Fig. 1 shows the torque waveform when voltage is applied to U-phase at 50 deg and turned off at 80 deg.
It is apparent that torque ripple peaks coincide with declines in torque that occur when the phase torque switches.

Torque Ripple Comparison

Fig. 2 shows a graph comparing a load analysis at voltage switching angles of 55, 56, and 57 deg in the U-phase with the torque waveform of a switching angle of 50 deg. A comparison of each of the average torques and the torque ripples at a voltage switching angle of 50 deg is listed in Table 1.
Fig. 2 shows that the switch timing can significantly reduce the torque ripple.

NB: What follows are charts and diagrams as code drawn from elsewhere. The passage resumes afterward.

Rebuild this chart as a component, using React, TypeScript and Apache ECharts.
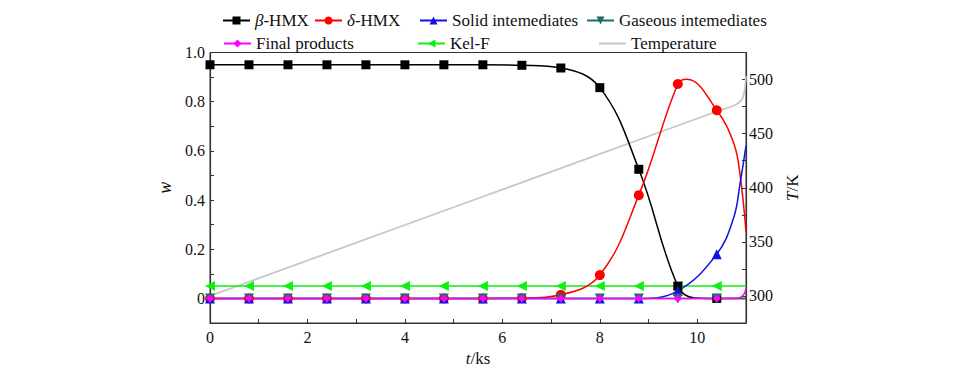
import React, { useEffect, useRef } from "react";
import * as echarts from "echarts";

// marker times (ks)
const T_MARK = [0, 0.8, 1.6, 2.4, 3.2, 4.0, 4.8, 5.6, 6.4, 7.2, 8.0, 8.8, 9.6, 10.4];

// mass fractions at marker times
const betaMark = [0.95, 0.95, 0.95, 0.95, 0.95, 0.95, 0.95, 0.95, 0.948, 0.937, 0.857, 0.525, 0.05, 0.0];
const deltaMark = [0, 0, 0, 0, 0, 0, 0, 0, 0.001, 0.015, 0.095, 0.42, 0.872, 0.765];
const solidMark = [0, 0, 0, 0, 0, 0, 0, 0, 0, 0, 0, 0, 0.031, 0.18];
const gasMark = [0, 0, 0, 0, 0, 0, 0, 0, 0, 0, 0, 0, 0, 0];
const finalMark = [0, 0, 0, 0, 0, 0, 0, 0, 0, 0, 0, 0, 0, 0];
const kelMark = [0.05, 0.05, 0.05, 0.05, 0.05, 0.05, 0.05, 0.05, 0.05, 0.05, 0.05, 0.05, 0.05, 0.05];

// curve points read between / after markers (no symbol)
const betaExtra = [[9.95, 0.002], [11, 0]];
const deltaExtra = [[9.79, 0.891], [10.75, 0.63], [10.88, 0.5], [11, 0.27]];
const solidExtra = [[10.75, 0.33], [10.88, 0.47], [11, 0.62]];
const gasExtra = [[11, 0]];
const finalExtra = [[10.85, 0.002], [10.95, 0.015], [11, 0.04]];
const kelExtra = [[11, 0.05]];

// temperature (K)
const tempT = [0, 5, 10, 10.5, 10.8, 10.92, 10.97, 11];
const tempK = [300, 382, 464, 472, 477, 482, 490, 503];

// axis ticks
const xLabels = [0, 2, 4, 6, 8, 10];
const wLabels = [0, 0.2, 0.4, 0.6, 0.8, 1.0];
const kLabels = [300, 350, 400, 450, 500];

const FONT = "'Liberation Serif', 'Times New Roman', 'DejaVu Serif', serif";

function build(marks: number[], extra: number[][]) {
  const pts: any[] = marks.map((w, i) => ({ value: [T_MARK[i], w] }));
  extra.forEach((p) => pts.push({ value: [p[0], p[1]], symbol: "none" }));
  pts.sort((a, b) => a.value[0] - b.value[0]);
  return pts;
}

export default function App() {
  const ref = useRef<HTMLDivElement>(null);
  useEffect(() => {
    if (!ref.current) return;
    const chart = echarts.init(ref.current, null, { renderer: "svg" });
    const axisColor = "#333";
    const lineSeries = (name: string, color: string, symbol: string, size: number, data: any[], rotate = 0) => ({
      name,
      type: "line",
      data,
      smooth: 0.4,
      symbol,
      symbolSize: size,
      symbolRotate: rotate,
      showSymbol: true,
      itemStyle: { color },
      lineStyle: { color, width: 1.5 },
      emphasis: { disabled: true },
    });
    const legendCommon = {
      itemWidth: 27,
      itemHeight: 10,
      itemGap: 4,
      textStyle: {
        fontFamily: FONT,
        fontSize: 17,
        color: "#111",
        rich: { i: { fontFamily: FONT, fontSize: 17, fontStyle: "italic", color: "#111" } },
      },
      formatter: (n: string) =>
        n === "β-HMX" ? "{i|β}-HMX" : n === "δ-HMX" ? "{i|δ}-HMX" : n,
    };
    const legends = [
      { name: "β-HMX", left: 217, top: 7 },
      { name: "δ-HMX", left: 309, top: 7 },
      { name: "Solid intemediates", left: 414, top: 7 },
      { name: "Gaseous intemediates", left: 581, top: 7 },
      { name: "Final products", left: 218, top: 30 },
      { name: "Kel-F", left: 412, top: 30 },
      { name: "Temperature", left: 593, top: 30 },
    ].map((l) => ({
      ...legendCommon,
      data: [l.name === "Temperature" ? { name: l.name, itemStyle: { opacity: 0 } } : l.name],
      left: l.left,
      top: l.top,
    }));

    chart.setOption({
      animation: false,
      backgroundColor: "#fff",
      textStyle: { fontFamily: FONT },
      legend: legends,
      grid: { left: 210, top: 52.5, width: 536, height: 270.5, show: true, borderColor: axisColor, borderWidth: 1, backgroundColor: "transparent" },
      xAxis: {
        type: "value",
        min: 0,
        max: 11,
        interval: 1,
        name: "{i|t}/ks",
        nameLocation: "middle",
        nameGap: 24,
        nameTextStyle: {
          fontFamily: FONT,
          fontSize: 17,
          color: "#111",
          rich: { i: { fontFamily: FONT, fontSize: 17, fontStyle: "italic", color: "#111" } },
        },
        axisLine: { onZero: false, lineStyle: { color: axisColor, width: 1.2 } },
        axisTick: { inside: true, length: 4, lineStyle: { color: axisColor } },
        splitLine: { show: false },
        axisLabel: {
          fontFamily: FONT,
          fontSize: 16,
          color: "#111",
          margin: 6,
          formatter: (v: number) => (xLabels.includes(Math.round(v)) ? String(Math.round(v)) : ""),
        },
      },
      yAxis: [
        {
          type: "value",
          min: -0.1,
          max: 1.0,
          interval: 0.1,
          name: "w",
          nameLocation: "middle",
          nameRotate: 90,
          nameGap: 29,
          nameTextStyle: { fontFamily: FONT, fontSize: 18, fontStyle: "italic", color: "#111" },
          axisLine: { show: true, onZero: false, lineStyle: { color: axisColor, width: 1.2 } },
          axisTick: { show: true, inside: true, length: 4, lineStyle: { color: axisColor } },
          splitLine: { show: false },
          axisLabel: {
            fontFamily: FONT,
            fontSize: 16,
            color: "#111",
            margin: 5,
            formatter: (v: number) => {
              const r = Math.round(v * 10) / 10;
              const hit = wLabels.find((x) => Math.abs(x - r) < 1e-6);
              if (hit === undefined) return "";
              return hit === 0 ? "0" : hit.toFixed(1);
            },
          },
        },
        {
          type: "value",
          min: 275,
          max: 525,
          interval: 25,
          position: "right",
          name: "{i|T}/K",
          nameLocation: "middle",
          nameRotate: 90,
          nameGap: 38,
          nameTextStyle: {
            fontFamily: FONT,
            fontSize: 17,
            color: "#111",
            rich: { i: { fontFamily: FONT, fontSize: 17, fontStyle: "italic", color: "#111" } },
          },
          axisLine: { show: true, onZero: false, lineStyle: { color: axisColor, width: 1.2 } },
          axisTick: { show: true, inside: true, length: 4, lineStyle: { color: axisColor } },
          splitLine: { show: false },
          axisLabel: {
            fontFamily: FONT,
            fontSize: 16,
            color: "#111",
            margin: 3,
            formatter: (v: number) => (kLabels.includes(Math.round(v)) ? String(Math.round(v)) : ""),
          },
        },
      ],
      series: [
        {
          name: "Temperature",
          type: "line",
          yAxisIndex: 1,
          data: tempT.map((t, i) => [t, tempK[i]]),
          smooth: 0.3,
          symbol: "none",
          itemStyle: { color: "#c8c8c8" },
          lineStyle: { color: "#c8c8c8", width: 1.8 },
          emphasis: { disabled: true },
        },
        lineSeries("Kel-F", "#11ee11", "triangle", 10, build(kelMark, kelExtra), 90),
        lineSeries("β-HMX", "#000000", "rect", 9, build(betaMark, betaExtra)),
        lineSeries("δ-HMX", "#ff0000", "circle", 10, build(deltaMark, deltaExtra)),
        lineSeries("Solid intemediates", "#1010e0", "triangle", 10, build(solidMark, solidExtra)),
        lineSeries("Gaseous intemediates", "#1d6b6b", "triangle", 10, build(gasMark, gasExtra), 180),
        lineSeries("Final products", "#ff00ff", "diamond", 8, build(finalMark, finalExtra)),
      ],
    });
    return () => chart.dispose();
  }, []);
  return <div ref={ref} style={{ position: "fixed", left: 0, top: 0, width: 962, height: 374 }} />;
}
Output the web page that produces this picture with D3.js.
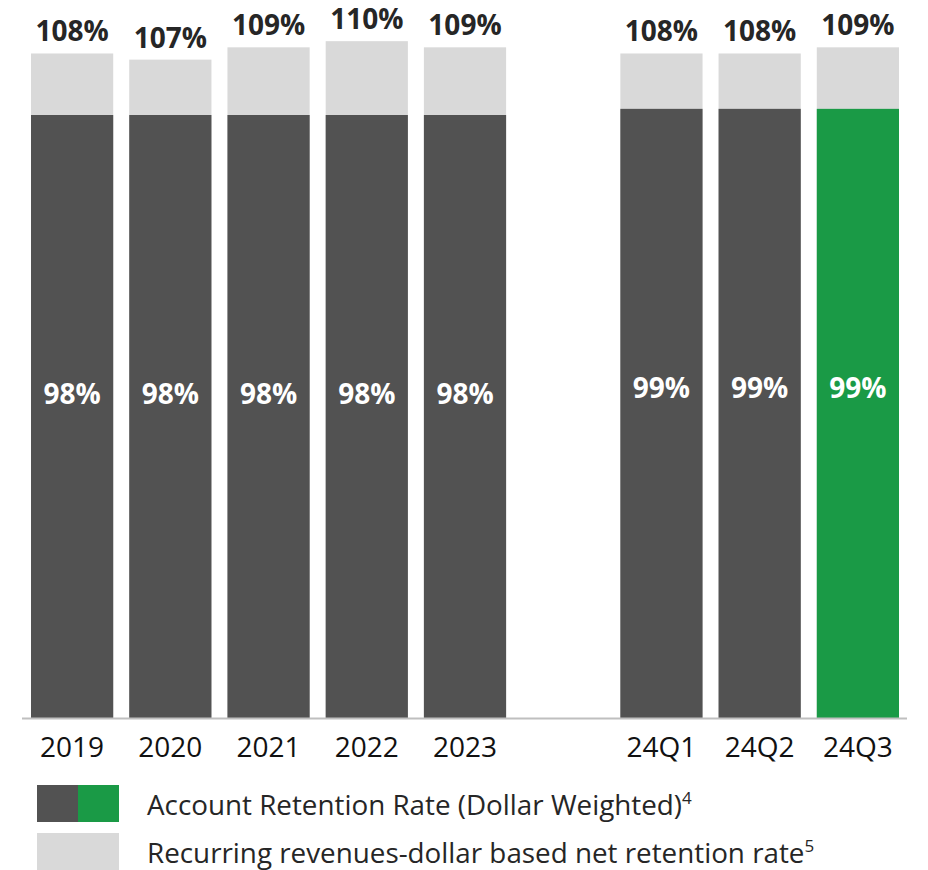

Comparing a 56 deg voltage switching angle with one of 50 deg, the torque ripple has been contained by approximately 20%, but at the same time there has been a decline in the average torque, so further studies are necessary in order to improve the torque ripple without allowing the average torque to decline, such as considering increases in the overlap of the torque in each phase by changing either the number of phases or the width of the salient poles.